--- MATERIAL FOR THIS EXERCISE ---
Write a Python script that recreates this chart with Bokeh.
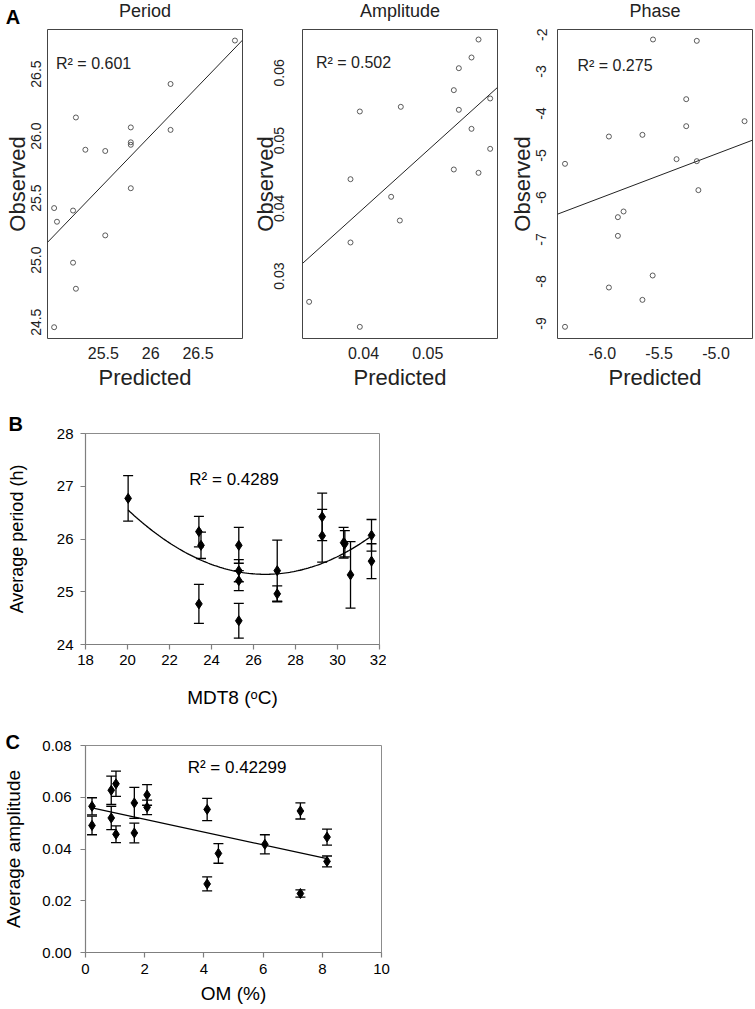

--

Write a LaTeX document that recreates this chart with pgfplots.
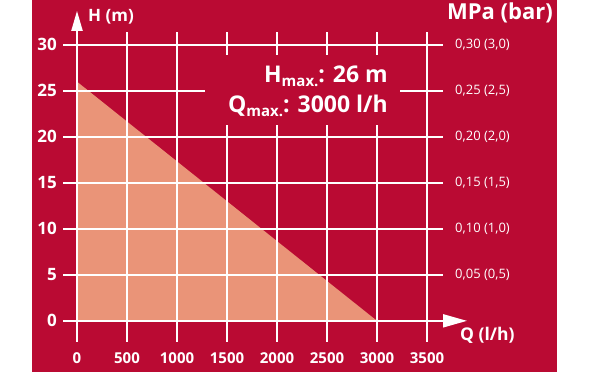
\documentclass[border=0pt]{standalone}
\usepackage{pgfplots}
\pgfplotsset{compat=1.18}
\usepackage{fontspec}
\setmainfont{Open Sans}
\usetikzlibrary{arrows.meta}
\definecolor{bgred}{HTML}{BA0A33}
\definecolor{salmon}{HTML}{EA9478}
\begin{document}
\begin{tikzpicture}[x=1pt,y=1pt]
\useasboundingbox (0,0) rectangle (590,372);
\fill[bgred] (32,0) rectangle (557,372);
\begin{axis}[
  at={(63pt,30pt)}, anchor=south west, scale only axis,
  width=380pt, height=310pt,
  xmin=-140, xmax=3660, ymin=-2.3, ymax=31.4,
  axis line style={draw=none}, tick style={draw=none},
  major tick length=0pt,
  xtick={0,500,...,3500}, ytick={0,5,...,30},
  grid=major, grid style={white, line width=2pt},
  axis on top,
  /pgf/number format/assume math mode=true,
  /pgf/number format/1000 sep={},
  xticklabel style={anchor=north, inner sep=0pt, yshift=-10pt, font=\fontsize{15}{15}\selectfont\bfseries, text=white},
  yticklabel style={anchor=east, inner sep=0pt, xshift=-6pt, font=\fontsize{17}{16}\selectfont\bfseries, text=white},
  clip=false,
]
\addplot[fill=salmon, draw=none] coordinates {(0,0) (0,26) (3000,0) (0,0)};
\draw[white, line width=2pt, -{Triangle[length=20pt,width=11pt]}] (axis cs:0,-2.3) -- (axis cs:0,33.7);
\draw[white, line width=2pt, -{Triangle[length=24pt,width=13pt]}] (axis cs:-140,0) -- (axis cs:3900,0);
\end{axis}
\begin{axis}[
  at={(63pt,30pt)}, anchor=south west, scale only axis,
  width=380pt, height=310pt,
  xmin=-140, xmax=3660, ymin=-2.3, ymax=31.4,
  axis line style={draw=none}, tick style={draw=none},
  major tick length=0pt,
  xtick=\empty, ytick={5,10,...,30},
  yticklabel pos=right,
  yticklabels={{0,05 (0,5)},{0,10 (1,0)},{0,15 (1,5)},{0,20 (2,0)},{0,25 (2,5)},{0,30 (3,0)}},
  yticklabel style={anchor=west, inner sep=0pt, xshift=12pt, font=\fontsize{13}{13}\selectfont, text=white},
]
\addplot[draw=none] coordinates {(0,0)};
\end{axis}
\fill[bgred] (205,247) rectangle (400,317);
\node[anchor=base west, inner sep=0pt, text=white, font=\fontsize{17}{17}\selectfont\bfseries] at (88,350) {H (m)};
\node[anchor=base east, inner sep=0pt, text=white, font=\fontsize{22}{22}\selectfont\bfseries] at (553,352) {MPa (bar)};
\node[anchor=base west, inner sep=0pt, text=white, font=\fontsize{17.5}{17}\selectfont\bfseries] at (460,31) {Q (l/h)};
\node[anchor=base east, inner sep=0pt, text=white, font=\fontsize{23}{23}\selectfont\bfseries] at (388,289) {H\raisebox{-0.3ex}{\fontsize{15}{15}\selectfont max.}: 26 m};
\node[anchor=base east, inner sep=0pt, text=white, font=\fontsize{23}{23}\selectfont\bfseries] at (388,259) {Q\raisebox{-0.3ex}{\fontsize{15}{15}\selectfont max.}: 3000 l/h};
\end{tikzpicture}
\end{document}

---

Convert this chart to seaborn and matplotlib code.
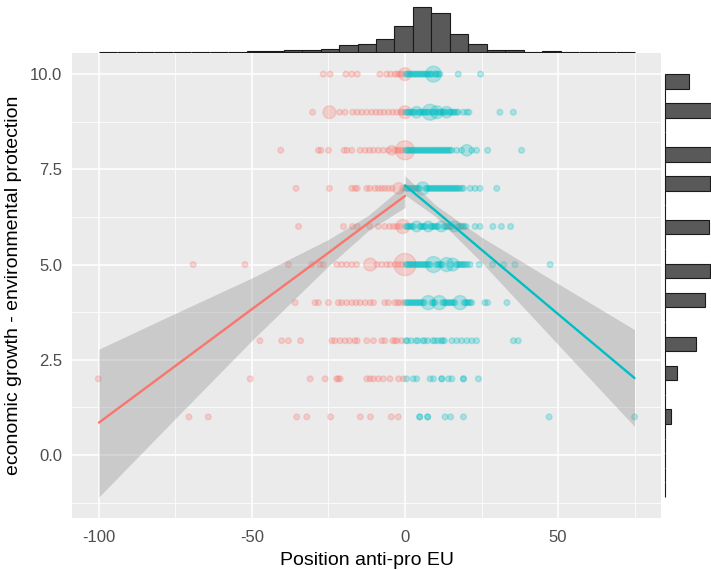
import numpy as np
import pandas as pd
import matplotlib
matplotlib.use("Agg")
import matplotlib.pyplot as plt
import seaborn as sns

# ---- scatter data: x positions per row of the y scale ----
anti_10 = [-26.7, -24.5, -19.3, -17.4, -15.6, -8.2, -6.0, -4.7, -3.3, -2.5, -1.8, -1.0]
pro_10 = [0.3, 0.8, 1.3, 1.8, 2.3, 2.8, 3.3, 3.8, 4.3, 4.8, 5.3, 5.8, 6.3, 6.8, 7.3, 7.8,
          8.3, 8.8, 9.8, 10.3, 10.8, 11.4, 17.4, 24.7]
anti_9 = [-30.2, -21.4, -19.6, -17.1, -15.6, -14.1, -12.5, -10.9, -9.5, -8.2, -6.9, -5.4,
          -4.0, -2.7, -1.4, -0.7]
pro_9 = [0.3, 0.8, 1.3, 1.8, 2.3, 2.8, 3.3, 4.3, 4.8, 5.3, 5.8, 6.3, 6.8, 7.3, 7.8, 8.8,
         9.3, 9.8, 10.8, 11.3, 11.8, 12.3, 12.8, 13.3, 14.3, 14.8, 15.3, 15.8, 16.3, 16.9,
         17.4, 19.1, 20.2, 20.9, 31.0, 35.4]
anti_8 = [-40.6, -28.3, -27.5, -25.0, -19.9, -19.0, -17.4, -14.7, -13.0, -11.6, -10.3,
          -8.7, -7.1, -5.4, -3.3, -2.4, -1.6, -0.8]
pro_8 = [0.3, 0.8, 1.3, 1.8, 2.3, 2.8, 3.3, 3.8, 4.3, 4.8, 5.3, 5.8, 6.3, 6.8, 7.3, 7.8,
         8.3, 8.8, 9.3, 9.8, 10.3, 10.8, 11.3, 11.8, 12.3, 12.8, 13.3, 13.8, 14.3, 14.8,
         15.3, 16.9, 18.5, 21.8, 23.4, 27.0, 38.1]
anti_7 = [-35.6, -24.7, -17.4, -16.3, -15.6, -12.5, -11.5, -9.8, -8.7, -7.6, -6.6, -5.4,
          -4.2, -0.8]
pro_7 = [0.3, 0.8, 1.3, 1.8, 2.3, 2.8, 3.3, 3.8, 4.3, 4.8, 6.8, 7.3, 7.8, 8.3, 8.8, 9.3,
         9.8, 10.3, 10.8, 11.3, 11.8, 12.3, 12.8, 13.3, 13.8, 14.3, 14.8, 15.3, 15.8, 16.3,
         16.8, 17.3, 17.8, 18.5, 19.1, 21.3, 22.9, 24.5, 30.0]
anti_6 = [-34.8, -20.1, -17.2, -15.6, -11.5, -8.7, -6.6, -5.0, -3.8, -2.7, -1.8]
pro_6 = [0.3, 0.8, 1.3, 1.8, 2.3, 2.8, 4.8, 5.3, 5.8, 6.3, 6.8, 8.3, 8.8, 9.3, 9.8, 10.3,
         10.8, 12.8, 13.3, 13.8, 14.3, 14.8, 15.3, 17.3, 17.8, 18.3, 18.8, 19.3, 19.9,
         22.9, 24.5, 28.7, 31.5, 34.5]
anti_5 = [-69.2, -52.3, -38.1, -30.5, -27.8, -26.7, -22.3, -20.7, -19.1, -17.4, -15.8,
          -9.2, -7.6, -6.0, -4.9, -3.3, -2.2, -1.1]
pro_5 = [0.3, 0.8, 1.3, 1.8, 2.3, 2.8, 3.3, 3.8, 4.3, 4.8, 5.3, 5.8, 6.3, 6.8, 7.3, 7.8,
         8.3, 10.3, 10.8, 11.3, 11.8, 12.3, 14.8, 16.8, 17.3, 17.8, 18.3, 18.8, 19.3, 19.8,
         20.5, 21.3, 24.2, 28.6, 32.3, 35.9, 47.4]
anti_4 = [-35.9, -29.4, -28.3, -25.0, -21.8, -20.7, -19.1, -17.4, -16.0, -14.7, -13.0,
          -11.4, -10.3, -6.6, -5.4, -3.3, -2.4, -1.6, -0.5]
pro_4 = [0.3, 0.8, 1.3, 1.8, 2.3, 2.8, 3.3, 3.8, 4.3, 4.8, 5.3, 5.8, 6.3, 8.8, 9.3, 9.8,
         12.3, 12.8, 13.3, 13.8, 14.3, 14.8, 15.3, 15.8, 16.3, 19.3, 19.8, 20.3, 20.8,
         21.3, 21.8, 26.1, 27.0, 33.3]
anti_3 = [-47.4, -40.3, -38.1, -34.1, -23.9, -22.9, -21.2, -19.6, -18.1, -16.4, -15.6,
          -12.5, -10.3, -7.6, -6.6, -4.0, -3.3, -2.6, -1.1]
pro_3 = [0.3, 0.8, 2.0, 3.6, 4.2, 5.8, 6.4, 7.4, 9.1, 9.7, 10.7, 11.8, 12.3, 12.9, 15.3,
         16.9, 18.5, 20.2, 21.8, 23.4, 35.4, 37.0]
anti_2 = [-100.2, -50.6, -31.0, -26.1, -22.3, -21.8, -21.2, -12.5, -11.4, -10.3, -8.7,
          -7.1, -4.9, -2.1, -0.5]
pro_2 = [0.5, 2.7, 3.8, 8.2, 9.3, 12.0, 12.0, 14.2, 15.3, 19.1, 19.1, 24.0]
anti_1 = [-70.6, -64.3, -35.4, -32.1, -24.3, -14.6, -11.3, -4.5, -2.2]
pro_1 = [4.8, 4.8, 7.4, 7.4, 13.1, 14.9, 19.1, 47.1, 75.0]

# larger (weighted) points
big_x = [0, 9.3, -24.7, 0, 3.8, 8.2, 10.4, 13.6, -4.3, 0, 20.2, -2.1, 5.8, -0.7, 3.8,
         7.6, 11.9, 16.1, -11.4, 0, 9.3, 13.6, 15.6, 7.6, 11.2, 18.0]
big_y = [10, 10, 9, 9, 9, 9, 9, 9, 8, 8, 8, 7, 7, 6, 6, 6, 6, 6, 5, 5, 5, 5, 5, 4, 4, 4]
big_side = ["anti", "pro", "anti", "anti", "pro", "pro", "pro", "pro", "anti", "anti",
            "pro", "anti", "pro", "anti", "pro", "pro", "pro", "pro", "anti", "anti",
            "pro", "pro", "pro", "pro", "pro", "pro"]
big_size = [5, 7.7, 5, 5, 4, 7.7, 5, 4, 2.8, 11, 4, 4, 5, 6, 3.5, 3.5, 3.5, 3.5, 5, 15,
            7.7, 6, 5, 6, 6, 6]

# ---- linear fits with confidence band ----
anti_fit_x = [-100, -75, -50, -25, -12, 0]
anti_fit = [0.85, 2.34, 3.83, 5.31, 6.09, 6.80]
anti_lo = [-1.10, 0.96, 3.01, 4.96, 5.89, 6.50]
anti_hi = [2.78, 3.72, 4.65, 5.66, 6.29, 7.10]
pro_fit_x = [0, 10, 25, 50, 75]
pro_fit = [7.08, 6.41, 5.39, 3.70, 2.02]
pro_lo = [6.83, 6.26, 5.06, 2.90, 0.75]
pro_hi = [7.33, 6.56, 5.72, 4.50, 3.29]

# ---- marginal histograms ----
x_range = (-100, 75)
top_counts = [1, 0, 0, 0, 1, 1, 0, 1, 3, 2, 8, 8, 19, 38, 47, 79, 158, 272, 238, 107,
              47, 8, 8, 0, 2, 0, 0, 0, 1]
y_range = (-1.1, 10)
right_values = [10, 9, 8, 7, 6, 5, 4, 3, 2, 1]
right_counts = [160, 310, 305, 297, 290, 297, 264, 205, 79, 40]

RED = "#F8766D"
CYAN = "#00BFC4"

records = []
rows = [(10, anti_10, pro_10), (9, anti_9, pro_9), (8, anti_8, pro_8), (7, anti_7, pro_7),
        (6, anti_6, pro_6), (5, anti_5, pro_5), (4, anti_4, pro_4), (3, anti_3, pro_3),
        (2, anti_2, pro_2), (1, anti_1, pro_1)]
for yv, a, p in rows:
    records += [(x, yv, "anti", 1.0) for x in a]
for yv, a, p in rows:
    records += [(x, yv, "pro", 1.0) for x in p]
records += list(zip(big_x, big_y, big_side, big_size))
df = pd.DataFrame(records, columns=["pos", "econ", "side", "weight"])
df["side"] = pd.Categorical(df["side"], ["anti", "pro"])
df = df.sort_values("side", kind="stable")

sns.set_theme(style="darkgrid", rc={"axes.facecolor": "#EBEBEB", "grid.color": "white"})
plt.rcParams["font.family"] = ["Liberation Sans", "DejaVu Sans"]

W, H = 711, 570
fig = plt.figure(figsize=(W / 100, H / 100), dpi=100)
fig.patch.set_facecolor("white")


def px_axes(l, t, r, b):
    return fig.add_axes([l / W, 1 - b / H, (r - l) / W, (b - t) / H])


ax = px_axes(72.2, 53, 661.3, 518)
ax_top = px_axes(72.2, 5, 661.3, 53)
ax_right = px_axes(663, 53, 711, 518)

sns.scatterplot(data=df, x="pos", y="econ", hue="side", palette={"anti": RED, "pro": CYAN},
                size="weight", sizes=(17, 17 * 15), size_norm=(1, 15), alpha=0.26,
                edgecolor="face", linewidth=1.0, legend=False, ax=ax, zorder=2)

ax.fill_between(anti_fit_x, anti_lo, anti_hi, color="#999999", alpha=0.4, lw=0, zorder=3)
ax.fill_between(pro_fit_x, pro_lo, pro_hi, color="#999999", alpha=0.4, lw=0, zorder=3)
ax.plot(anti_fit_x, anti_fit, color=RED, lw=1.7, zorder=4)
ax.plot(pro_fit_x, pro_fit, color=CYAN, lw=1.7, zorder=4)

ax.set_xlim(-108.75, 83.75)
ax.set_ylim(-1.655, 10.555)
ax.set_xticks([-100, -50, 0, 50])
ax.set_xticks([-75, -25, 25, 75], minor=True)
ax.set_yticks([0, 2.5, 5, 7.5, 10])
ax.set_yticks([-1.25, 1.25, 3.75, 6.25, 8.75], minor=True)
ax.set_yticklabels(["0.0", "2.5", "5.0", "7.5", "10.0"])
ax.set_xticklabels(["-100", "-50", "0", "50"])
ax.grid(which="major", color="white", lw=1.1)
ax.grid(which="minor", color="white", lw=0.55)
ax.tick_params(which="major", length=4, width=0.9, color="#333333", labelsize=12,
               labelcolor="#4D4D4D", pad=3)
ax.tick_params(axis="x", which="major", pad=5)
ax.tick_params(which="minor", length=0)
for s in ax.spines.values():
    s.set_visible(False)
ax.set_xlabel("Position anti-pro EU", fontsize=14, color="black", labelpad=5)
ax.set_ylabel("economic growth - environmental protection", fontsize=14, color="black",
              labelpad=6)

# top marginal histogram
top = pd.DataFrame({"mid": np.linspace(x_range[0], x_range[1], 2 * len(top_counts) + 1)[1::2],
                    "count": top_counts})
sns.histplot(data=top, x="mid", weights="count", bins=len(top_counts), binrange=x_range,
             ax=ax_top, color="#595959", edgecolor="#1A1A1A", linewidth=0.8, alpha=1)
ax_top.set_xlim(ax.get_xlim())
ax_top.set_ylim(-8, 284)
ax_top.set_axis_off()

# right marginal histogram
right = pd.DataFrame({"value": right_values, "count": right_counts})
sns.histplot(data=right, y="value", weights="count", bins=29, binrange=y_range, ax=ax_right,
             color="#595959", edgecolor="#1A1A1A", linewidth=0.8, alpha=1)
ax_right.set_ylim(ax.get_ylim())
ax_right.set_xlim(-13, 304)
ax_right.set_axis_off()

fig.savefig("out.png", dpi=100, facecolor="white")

--- YOUR OBJECTIVE ---
All lines of the data above that include the word "with" must be shown.

--- TASK ANSWER ---
Write a Python script that recreates this chart with Bokeh.
Write a LaTeX document that recreates this chart with pgfplots.
# ---- linear fits with confidence band ----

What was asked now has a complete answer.